Все духовные оды Ломоносова написаны в промежутке между 1743 и 1751 гг. Ученый-энциклопедист в эти годы интенсивно занимается научными изысканиями. Это время, когда Ломоносов стремится всеми силами способствовать развитию отечественной науки, утверждая свои научные взгляды в Петербургской Академии Наук, где большинство ученых и административных постов тогда занимали ученые из европейских стран, главным образом немцы. Его духовные оды стали философской декларацией писателя-ученого, отстаивающего свой взгляд на устройство мироздания, значение науки и определяющего сферу ее приложения в условиях своего отечества.

В полной мере религиозное, православное сознание поэта было выражено им в его цикле «Од духовных», в центре которых – «Ода, выбранная из Иова, глава 38, 39, 40 и 41» [Ломоносов 1984 : 156-160].

Вообще, поэтическое толкование книги Иова, одной из самых притягательных, трагических и философских книг Ветхого Завета начиналось в русской поэзии как раз этой ломоносовской одой.

«Ода, выбранная из Иова», парафрастическая по своей природе, но в отличие от переложений псалмов переносящая акцент с человеческой души на устройство Вселенной.

«Ода, выбранная из Иова» — своеобразная теодицея. Она рисует мир, в котором, прежде всего, нет места сатане. Бегемот и Левиафан, которым предшествующая культурная традиция присвоила облики демонов, вновь, как и в Ветхом завете, предстают лишь диковинными животными, самой своей необычностью доказывающими мощь творческого разума Бога. Но и Бог оды — воплощенное светлое начало разума и закономерной творческой воли. Он учредитель законов природы, нарушить которые хотел бы ропщущий человек. Бог проявляет себя через законы природы и сам им подчиняется.Век Разума необходимо было начать с оправдания добра, и Ломоносов заканчивает «Оду, выбранную из Иова» теодицеей — утверждением, что «Бог все на пользу нашу строит».



Понятно, как негодовали высокопоставленные церковные служители, к которым попадали научные статьи и стихотворения поэта.

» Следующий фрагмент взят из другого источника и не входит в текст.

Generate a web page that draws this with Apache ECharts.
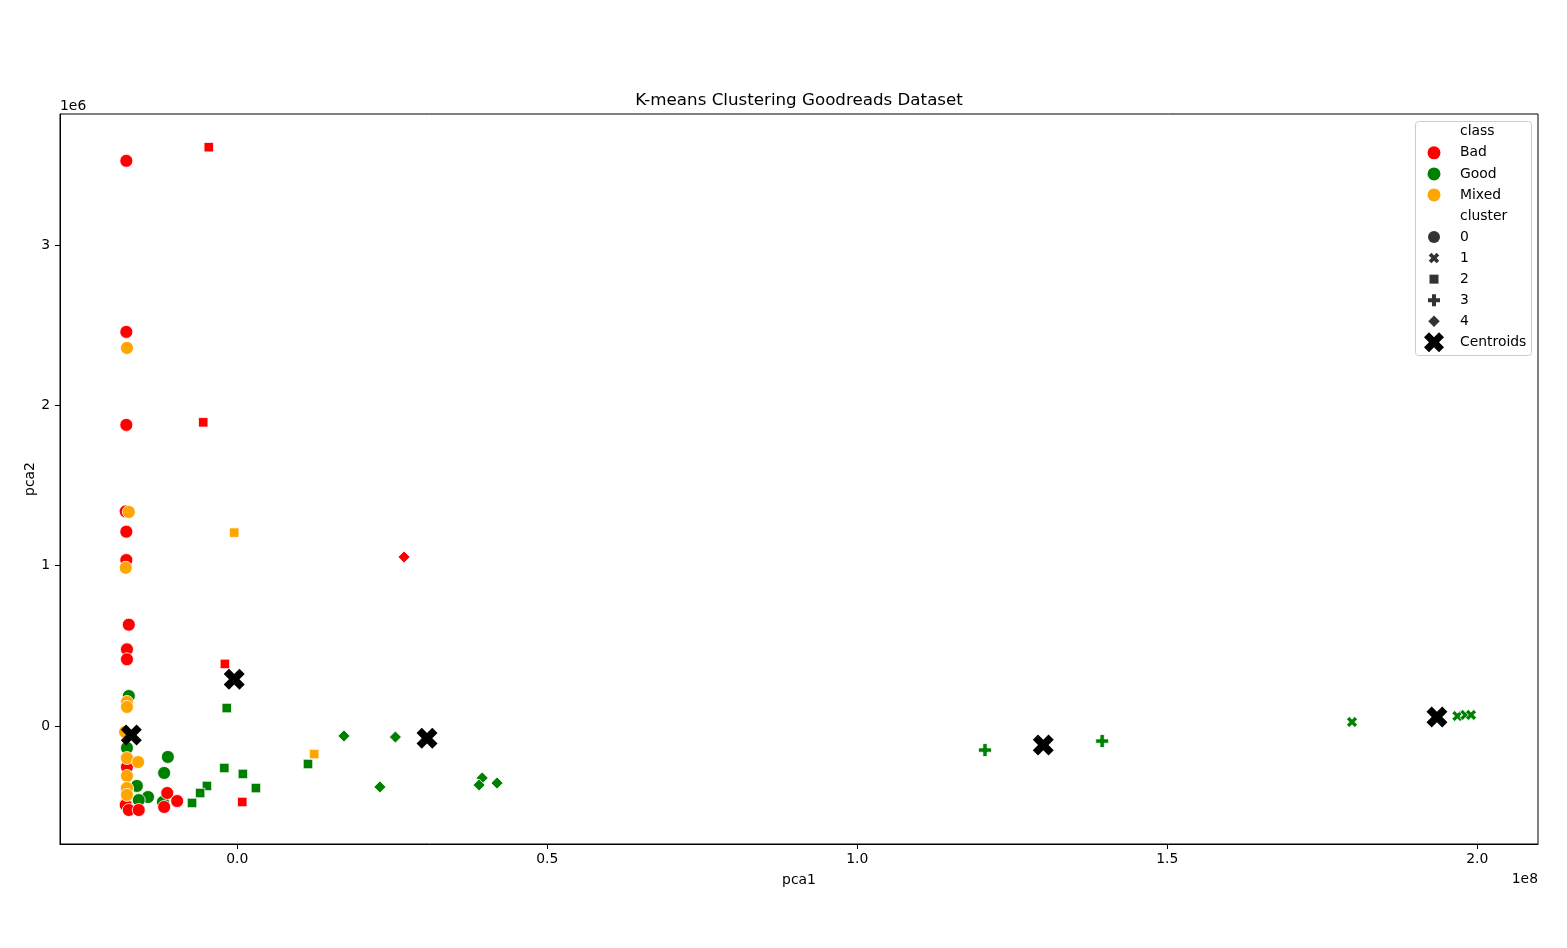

Особенно возмутил их «Гимн бороде» (1757)! Это была веселая и злая сатира на ханжей-церковников, умело прикрывающих свои неблаговидные делишки «завесой» роскошной бороды. Можно быть казнокрадом и вралем, можно иметь «незрелый разум» или вовсе быть «безголовым», – это не имеет значения, если умело пустишь в ход свою «дорогую прикрасу» – бороду.

В правление Петра I духовенство получило официальное разрешение на беспошлинное ношение бороды. В связи с этим борода становится в «Гимне» символом духовного сана. Среди «бородачей» упомянуты и «керженцы», т. е. раскольники, приносящие в казну, за сохранение бороды, «двойной оклад». Однако главным объектом сатиры Ломоносова были все-таки не раскольники, а представители официальной церкви и прежде всего ее иерархи. Об этом с предельной ясностью говорится в восьмой строфе «Гимна», где борода названа матерью «достатков и чинов».

Жанр гимна, панегирика, избранный Ломоносовым, усиливает сатирическое звучание произведения. О напе-чатании такого памфлета не могло быть и речи. Сохранилось около десятка рукописных сборников с его текстом. Святейший Синод обратился с жалобой на Ломоносова к императрице Елизавете Петровне. Поэт был вызван в синод. На допросе Ломоносов полностью подтвердил свое мнение о духовных чинах, выраженное в его сатире. Вскоре он написал еще одно сатирическое стихотворение («О страх! о ужас! гром!…»), в котором изобразил бессильную ярость своих противников во время допроса. В новом стихотворении была продолжена тема «Гимна бороде». На этот раз автор отдавал предпочтение козлятам, которых природа с самого рождения наградила бородой.



Ломоносов, естественно, никогда не выступал против религии как таковой. Более того, как отмечал еще Пушкин, «преложения псалмов и другие сильные и близкие подражания высокой поэзии священных книг суть его (Ломоносова. — С. Д.) лучшие произведения. Они останутся вечными памятниками русской словесности; по ним долго еще должны мы будем изучаться стихотворному языку нашему».

Но Ломоносову как истинному ученому и предельно искреннему и открытому человеку всегда претили ханжество, лицемерие, воинствующее невежество, жестокий фанатизм и слепое суеверие. И именно на эти пороки, присущие как раскольникам, так и некоторым представителям официальной церкви, с негодованием и сарказмом обрушивается в своем «Гимне бороде» поэт-сатирик.

 

Русский классицизм: социальные и философские предпосылки возникновения; литературная теория классицизма, общие эстетические принципы; жанровая система; эволюция. Классицизм и другие направления в литературе XVIII века.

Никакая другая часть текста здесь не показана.